EXERCISE DESCRIPTION
Repeat, exactly and in full, the lines of the listing below, but without any pictures.

## Start

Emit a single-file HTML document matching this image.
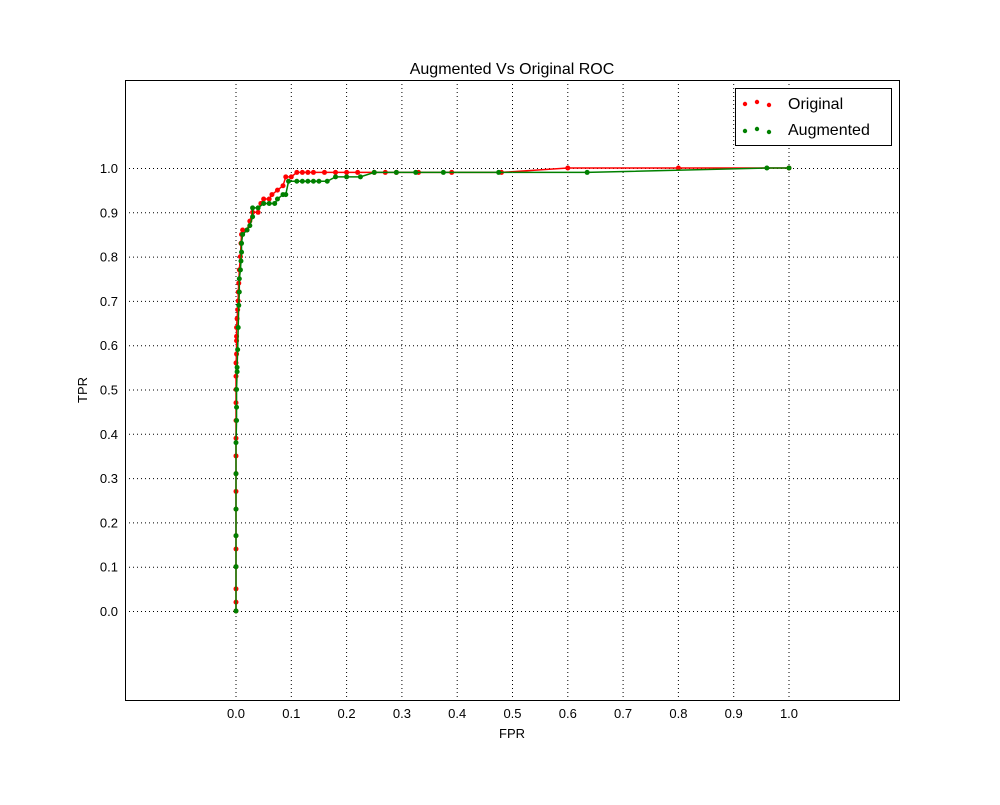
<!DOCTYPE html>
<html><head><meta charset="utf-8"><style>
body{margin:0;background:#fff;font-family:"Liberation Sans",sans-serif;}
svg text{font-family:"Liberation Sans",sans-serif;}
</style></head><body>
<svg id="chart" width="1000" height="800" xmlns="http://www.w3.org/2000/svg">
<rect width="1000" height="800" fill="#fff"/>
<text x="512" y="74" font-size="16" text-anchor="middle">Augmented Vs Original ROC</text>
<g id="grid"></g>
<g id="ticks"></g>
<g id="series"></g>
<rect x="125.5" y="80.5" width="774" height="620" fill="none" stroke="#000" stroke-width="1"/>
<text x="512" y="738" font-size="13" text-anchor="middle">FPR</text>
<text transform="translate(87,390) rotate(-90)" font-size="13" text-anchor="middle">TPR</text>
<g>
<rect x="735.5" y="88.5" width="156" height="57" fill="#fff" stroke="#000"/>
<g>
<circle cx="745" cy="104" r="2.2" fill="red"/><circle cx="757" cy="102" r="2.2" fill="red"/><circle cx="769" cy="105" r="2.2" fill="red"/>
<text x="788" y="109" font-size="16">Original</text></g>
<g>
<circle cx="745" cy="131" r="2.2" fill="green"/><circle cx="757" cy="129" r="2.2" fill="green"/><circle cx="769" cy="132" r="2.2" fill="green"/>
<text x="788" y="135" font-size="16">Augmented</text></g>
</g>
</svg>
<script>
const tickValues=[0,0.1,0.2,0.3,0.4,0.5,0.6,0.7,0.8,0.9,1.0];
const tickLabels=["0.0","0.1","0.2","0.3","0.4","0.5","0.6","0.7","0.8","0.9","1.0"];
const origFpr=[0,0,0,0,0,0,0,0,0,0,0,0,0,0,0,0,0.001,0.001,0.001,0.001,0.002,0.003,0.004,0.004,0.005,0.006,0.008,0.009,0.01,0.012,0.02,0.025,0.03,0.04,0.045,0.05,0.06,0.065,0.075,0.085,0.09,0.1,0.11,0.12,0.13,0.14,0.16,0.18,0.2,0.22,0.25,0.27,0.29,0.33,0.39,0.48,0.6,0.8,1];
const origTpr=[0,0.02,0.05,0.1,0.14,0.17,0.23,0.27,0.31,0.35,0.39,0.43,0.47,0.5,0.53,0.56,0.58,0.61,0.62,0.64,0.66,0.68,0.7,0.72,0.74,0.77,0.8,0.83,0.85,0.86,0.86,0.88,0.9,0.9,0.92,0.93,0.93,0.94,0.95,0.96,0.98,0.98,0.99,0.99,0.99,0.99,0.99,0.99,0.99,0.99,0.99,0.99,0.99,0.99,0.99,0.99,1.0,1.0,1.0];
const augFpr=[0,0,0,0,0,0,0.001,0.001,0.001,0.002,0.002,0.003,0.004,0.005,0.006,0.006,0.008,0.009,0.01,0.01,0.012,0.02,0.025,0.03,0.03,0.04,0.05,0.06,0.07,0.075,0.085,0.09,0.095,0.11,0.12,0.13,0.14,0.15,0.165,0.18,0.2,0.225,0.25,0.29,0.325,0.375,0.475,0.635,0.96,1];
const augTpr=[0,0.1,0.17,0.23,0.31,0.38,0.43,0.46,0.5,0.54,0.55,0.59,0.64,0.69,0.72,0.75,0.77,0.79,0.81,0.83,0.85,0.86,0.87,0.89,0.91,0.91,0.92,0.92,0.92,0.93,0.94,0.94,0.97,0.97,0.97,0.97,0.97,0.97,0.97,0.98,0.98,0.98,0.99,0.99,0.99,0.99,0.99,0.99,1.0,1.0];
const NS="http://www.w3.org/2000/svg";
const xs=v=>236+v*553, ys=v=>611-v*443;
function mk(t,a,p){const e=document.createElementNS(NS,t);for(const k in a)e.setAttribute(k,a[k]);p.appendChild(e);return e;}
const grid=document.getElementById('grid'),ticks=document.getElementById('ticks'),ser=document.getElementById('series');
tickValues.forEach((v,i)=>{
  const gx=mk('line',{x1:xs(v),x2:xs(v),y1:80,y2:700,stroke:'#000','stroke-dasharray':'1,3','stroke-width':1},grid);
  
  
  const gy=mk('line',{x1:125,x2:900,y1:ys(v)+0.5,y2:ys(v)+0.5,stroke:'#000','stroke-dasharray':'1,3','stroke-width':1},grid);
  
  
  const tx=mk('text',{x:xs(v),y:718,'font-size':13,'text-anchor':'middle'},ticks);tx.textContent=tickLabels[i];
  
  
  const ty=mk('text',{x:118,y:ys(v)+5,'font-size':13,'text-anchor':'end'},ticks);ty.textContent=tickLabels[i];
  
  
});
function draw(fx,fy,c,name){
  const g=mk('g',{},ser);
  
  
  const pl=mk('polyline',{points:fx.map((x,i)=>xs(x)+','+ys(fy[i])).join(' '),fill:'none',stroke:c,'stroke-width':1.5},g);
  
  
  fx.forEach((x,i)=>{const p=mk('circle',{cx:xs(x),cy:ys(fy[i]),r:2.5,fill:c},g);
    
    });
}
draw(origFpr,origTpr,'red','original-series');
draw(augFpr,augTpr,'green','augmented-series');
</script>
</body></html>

## End

RESULT OF THIS TASK
Emit a single-file HTML document matching this image.
<!DOCTYPE html>
<html><head><meta charset="utf-8"><style>
body{margin:0;background:#fff;font-family:"Liberation Sans",sans-serif;}
svg text{font-family:"Liberation Sans",sans-serif;}
</style></head><body>
<svg id="chart" width="1000" height="800" xmlns="http://www.w3.org/2000/svg">
<rect width="1000" height="800" fill="#fff"/>
<text x="512" y="74" font-size="16" text-anchor="middle">Augmented Vs Original ROC</text>
<g id="grid"></g>
<g id="ticks"></g>
<g id="series"></g>
<rect x="125.5" y="80.5" width="774" height="620" fill="none" stroke="#000" stroke-width="1"/>
<text x="512" y="738" font-size="13" text-anchor="middle">FPR</text>
<text transform="translate(87,390) rotate(-90)" font-size="13" text-anchor="middle">TPR</text>
<g>
<rect x="735.5" y="88.5" width="156" height="57" fill="#fff" stroke="#000"/>
<g>
<circle cx="745" cy="104" r="2.2" fill="red"/><circle cx="757" cy="102" r="2.2" fill="red"/><circle cx="769" cy="105" r="2.2" fill="red"/>
<text x="788" y="109" font-size="16">Original</text></g>
<g>
<circle cx="745" cy="131" r="2.2" fill="green"/><circle cx="757" cy="129" r="2.2" fill="green"/><circle cx="769" cy="132" r="2.2" fill="green"/>
<text x="788" y="135" font-size="16">Augmented</text></g>
</g>
</svg>
<script>
const tickValues=[0,0.1,0.2,0.3,0.4,0.5,0.6,0.7,0.8,0.9,1.0];
const tickLabels=["0.0","0.1","0.2","0.3","0.4","0.5","0.6","0.7","0.8","0.9","1.0"];
const origFpr=[0,0,0,0,0,0,0,0,0,0,0,0,0,0,0,0,0.001,0.001,0.001,0.001,0.002,0.003,0.004,0.004,0.005,0.006,0.008,0.009,0.01,0.012,0.02,0.025,0.03,0.04,0.045,0.05,0.06,0.065,0.075,0.085,0.09,0.1,0.11,0.12,0.13,0.14,0.16,0.18,0.2,0.22,0.25,0.27,0.29,0.33,0.39,0.48,0.6,0.8,1];
const origTpr=[0,0.02,0.05,0.1,0.14,0.17,0.23,0.27,0.31,0.35,0.39,0.43,0.47,0.5,0.53,0.56,0.58,0.61,0.62,0.64,0.66,0.68,0.7,0.72,0.74,0.77,0.8,0.83,0.85,0.86,0.86,0.88,0.9,0.9,0.92,0.93,0.93,0.94,0.95,0.96,0.98,0.98,0.99,0.99,0.99,0.99,0.99,0.99,0.99,0.99,0.99,0.99,0.99,0.99,0.99,0.99,1.0,1.0,1.0];
const augFpr=[0,0,0,0,0,0,0.001,0.001,0.001,0.002,0.002,0.003,0.004,0.005,0.006,0.006,0.008,0.009,0.01,0.01,0.012,0.02,0.025,0.03,0.03,0.04,0.05,0.06,0.07,0.075,0.085,0.09,0.095,0.11,0.12,0.13,0.14,0.15,0.165,0.18,0.2,0.225,0.25,0.29,0.325,0.375,0.475,0.635,0.96,1];
const augTpr=[0,0.1,0.17,0.23,0.31,0.38,0.43,0.46,0.5,0.54,0.55,0.59,0.64,0.69,0.72,0.75,0.77,0.79,0.81,0.83,0.85,0.86,0.87,0.89,0.91,0.91,0.92,0.92,0.92,0.93,0.94,0.94,0.97,0.97,0.97,0.97,0.97,0.97,0.97,0.98,0.98,0.98,0.99,0.99,0.99,0.99,0.99,0.99,1.0,1.0];
const NS="http://www.w3.org/2000/svg";
const xs=v=>236+v*553, ys=v=>611-v*443;
function mk(t,a,p){const e=document.createElementNS(NS,t);for(const k in a)e.setAttribute(k,a[k]);p.appendChild(e);return e;}
const grid=document.getElementById('grid'),ticks=document.getElementById('ticks'),ser=document.getElementById('series');
tickValues.forEach((v,i)=>{
  const gx=mk('line',{x1:xs(v),x2:xs(v),y1:80,y2:700,stroke:'#000','stroke-dasharray':'1,3','stroke-width':1},grid);
  
  
  const gy=mk('line',{x1:125,x2:900,y1:ys(v)+0.5,y2:ys(v)+0.5,stroke:'#000','stroke-dasharray':'1,3','stroke-width':1},grid);
  
  
  const tx=mk('text',{x:xs(v),y:718,'font-size':13,'text-anchor':'middle'},ticks);tx.textContent=tickLabels[i];
  
  
  const ty=mk('text',{x:118,y:ys(v)+5,'font-size':13,'text-anchor':'end'},ticks);ty.textContent=tickLabels[i];
  
  
});
function draw(fx,fy,c,name){
  const g=mk('g',{},ser);
  
  
  const pl=mk('polyline',{points:fx.map((x,i)=>xs(x)+','+ys(fy[i])).join(' '),fill:'none',stroke:c,'stroke-width':1.5},g);
  
  
  fx.forEach((x,i)=>{const p=mk('circle',{cx:xs(x),cy:ys(fy[i]),r:2.5,fill:c},g);
    
    });
}
draw(origFpr,origTpr,'red','original-series');
draw(augFpr,augTpr,'green','augmented-series');
</script>
</body></html>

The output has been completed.